** Begin Data records **

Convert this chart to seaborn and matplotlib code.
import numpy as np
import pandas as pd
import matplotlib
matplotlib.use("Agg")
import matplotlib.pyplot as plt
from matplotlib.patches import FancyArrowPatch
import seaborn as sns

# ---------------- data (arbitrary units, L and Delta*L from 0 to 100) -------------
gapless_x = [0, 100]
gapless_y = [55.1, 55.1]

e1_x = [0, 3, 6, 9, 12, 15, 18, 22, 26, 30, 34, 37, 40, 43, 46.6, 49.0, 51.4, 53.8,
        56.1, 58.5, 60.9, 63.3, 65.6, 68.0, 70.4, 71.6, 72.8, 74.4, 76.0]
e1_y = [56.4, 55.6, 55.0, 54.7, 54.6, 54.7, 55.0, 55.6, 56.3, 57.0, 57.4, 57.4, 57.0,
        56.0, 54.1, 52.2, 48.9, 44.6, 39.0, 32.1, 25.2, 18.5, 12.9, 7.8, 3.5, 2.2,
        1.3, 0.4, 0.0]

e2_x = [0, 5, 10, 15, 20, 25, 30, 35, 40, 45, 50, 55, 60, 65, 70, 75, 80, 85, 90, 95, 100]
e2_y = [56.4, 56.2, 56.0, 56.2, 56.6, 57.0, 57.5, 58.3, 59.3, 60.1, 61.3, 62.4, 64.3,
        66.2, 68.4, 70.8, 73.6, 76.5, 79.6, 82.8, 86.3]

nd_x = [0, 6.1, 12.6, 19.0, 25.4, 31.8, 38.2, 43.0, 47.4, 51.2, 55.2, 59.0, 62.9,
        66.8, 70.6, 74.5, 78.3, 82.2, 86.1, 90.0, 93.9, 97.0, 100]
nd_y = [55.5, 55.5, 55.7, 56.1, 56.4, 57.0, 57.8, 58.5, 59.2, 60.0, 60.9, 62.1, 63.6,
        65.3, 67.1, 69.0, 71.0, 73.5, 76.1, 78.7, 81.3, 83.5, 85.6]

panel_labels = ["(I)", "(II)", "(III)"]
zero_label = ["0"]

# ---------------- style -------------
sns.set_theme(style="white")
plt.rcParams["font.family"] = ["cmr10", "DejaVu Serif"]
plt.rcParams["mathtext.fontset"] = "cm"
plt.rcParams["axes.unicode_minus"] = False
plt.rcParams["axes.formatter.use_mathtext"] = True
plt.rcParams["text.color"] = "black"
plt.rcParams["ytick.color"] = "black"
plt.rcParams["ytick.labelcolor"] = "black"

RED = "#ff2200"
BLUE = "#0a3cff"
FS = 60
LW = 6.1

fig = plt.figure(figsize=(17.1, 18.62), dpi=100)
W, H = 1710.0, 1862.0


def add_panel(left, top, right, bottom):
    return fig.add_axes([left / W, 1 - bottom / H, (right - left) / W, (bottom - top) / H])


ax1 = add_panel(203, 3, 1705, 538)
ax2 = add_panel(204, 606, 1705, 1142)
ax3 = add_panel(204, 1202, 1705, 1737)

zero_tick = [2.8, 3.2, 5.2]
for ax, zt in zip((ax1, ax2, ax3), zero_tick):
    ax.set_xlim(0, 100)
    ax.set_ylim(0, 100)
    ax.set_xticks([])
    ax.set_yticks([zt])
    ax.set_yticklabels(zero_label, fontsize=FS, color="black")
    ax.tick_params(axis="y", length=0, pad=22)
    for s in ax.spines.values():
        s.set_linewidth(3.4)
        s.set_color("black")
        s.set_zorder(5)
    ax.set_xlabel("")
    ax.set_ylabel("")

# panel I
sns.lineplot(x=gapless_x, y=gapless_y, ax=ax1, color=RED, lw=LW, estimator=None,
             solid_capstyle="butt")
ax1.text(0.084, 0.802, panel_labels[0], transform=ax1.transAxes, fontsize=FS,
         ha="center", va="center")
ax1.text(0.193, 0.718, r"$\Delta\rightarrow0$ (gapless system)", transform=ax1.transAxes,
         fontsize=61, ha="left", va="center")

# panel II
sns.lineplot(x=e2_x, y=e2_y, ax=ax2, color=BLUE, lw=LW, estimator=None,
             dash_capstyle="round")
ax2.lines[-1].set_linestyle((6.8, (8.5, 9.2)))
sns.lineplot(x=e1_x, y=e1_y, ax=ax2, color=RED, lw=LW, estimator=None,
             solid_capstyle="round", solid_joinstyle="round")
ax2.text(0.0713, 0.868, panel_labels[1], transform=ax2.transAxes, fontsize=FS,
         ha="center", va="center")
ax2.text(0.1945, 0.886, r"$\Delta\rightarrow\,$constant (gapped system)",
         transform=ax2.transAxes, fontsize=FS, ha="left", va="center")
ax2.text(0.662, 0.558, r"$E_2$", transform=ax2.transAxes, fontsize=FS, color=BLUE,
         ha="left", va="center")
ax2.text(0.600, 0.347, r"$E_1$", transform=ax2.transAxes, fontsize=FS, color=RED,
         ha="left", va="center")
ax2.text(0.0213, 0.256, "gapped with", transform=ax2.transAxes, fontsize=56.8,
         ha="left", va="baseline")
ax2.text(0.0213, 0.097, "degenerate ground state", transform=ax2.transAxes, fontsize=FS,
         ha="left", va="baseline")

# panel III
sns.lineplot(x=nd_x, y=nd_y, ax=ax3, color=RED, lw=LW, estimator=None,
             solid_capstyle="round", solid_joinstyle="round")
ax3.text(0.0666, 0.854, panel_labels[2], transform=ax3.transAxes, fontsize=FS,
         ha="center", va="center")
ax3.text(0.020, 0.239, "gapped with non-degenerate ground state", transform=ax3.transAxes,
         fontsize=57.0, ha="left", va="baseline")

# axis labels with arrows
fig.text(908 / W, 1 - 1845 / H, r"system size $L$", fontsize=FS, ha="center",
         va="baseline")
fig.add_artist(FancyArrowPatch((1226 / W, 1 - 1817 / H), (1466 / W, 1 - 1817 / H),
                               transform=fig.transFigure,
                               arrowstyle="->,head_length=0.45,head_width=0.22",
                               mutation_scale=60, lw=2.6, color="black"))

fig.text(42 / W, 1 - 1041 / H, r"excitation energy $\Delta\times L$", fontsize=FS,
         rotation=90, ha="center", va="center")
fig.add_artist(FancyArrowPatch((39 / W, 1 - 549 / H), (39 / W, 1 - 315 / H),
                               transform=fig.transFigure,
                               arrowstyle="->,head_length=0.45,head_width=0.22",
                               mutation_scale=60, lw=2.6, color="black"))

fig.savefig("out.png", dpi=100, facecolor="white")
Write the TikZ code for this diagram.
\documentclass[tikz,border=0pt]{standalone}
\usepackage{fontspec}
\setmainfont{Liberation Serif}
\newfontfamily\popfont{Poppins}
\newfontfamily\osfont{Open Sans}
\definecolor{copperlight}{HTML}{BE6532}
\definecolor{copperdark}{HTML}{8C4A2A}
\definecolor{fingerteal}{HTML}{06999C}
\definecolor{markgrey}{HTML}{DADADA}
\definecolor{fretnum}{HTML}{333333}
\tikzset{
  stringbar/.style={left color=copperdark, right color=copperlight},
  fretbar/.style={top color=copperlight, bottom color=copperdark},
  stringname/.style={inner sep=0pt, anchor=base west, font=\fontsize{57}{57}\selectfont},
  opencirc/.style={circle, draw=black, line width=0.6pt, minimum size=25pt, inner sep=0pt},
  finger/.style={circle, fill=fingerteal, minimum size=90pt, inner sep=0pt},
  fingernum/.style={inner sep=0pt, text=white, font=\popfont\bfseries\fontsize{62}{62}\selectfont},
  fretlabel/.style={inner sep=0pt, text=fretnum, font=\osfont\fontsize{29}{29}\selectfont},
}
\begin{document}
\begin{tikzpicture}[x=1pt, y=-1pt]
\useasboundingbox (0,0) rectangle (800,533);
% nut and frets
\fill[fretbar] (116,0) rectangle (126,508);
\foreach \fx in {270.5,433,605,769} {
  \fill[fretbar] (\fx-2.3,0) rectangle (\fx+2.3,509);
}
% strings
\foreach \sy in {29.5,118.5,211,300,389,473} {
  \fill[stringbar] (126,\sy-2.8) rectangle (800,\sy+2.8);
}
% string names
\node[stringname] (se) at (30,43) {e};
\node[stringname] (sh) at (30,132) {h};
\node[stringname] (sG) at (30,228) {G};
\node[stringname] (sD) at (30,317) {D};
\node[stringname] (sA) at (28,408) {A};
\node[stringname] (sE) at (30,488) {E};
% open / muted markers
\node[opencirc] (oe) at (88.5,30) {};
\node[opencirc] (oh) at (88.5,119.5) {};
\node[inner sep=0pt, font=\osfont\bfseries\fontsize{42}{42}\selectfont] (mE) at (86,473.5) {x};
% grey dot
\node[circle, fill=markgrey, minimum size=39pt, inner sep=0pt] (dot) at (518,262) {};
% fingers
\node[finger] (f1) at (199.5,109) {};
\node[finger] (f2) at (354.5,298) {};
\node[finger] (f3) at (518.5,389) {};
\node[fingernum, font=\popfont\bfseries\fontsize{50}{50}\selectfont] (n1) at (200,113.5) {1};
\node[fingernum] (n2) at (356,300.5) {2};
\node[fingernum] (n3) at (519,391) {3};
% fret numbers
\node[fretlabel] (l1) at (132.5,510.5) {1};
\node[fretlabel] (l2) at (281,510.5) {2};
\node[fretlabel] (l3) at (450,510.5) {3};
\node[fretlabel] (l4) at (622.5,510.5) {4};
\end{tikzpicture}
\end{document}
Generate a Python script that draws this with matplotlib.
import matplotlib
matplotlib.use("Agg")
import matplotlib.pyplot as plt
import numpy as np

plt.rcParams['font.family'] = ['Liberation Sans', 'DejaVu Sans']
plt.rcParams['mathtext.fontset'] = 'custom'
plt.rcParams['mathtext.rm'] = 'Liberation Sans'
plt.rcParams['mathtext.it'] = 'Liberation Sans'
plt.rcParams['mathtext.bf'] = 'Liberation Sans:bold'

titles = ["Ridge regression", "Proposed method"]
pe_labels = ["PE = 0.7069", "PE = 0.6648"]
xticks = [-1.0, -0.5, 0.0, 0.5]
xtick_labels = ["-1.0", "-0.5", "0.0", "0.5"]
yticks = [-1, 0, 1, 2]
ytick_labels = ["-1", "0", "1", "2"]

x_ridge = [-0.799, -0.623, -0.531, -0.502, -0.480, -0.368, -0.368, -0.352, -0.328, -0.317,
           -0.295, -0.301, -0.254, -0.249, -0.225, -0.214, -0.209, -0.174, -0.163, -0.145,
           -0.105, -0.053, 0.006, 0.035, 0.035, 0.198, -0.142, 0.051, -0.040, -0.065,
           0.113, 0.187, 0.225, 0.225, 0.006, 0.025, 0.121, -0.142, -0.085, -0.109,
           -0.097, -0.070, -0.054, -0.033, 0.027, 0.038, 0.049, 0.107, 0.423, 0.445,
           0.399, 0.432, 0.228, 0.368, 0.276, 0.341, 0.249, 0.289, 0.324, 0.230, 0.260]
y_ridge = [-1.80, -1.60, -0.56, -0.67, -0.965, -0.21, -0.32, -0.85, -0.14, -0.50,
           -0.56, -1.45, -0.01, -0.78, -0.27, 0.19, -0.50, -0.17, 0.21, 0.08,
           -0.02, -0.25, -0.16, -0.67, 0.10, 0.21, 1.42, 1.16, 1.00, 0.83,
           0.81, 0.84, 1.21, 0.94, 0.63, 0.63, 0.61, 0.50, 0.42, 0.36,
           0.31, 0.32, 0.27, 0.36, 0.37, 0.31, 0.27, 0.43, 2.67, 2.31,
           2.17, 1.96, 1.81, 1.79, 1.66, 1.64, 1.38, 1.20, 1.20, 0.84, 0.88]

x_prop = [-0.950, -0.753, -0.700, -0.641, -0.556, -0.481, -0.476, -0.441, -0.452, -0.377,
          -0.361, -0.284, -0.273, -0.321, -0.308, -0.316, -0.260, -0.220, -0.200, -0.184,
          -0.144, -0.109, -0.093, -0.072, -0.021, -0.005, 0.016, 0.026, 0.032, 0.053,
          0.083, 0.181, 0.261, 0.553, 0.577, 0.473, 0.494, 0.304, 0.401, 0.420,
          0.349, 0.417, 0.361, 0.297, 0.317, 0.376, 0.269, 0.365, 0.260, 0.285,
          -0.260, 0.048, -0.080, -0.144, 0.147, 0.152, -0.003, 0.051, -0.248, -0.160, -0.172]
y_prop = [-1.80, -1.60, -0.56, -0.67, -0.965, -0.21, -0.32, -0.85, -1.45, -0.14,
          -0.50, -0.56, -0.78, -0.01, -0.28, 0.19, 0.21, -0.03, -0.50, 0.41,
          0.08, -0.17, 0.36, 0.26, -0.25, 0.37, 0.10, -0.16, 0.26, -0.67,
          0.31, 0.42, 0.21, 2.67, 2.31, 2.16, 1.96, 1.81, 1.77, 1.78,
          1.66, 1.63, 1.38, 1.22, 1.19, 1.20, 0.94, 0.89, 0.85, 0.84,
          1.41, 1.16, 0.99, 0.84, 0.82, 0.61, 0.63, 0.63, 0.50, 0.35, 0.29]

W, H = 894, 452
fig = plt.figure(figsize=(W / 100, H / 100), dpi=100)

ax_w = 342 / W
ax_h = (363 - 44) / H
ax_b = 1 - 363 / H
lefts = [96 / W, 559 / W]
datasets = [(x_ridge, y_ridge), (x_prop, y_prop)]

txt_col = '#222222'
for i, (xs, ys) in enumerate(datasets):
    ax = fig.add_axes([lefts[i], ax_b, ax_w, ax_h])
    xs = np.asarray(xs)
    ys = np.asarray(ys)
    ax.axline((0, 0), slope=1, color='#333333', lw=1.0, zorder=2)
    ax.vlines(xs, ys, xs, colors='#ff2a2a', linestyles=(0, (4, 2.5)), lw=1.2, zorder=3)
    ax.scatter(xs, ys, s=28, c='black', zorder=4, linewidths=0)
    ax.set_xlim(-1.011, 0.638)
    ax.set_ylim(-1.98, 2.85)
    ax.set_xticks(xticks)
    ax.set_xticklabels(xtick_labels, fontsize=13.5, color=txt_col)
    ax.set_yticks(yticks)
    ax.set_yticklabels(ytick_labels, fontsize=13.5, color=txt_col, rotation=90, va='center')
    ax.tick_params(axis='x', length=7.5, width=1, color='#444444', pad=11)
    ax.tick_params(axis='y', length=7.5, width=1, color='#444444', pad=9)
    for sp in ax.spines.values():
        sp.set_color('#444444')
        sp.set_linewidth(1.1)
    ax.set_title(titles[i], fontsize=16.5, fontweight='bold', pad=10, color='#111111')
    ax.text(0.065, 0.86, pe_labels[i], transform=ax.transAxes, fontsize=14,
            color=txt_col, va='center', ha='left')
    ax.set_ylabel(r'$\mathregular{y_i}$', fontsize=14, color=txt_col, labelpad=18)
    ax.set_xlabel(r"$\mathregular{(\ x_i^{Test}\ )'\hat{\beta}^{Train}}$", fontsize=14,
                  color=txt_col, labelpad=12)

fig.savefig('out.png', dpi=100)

** End Data records **

# [Exercise]
Your output should consist solely of the lines from the beginning of the entries through the line containing "gapless_y = [55.1, 55.1]", reproduced exactly.

# [Output below]
Convert this chart to seaborn and matplotlib code.
import numpy as np
import pandas as pd
import matplotlib
matplotlib.use("Agg")
import matplotlib.pyplot as plt
from matplotlib.patches import FancyArrowPatch
import seaborn as sns

# ---------------- data (arbitrary units, L and Delta*L from 0 to 100) -------------
gapless_x = [0, 100]
gapless_y = [55.1, 55.1]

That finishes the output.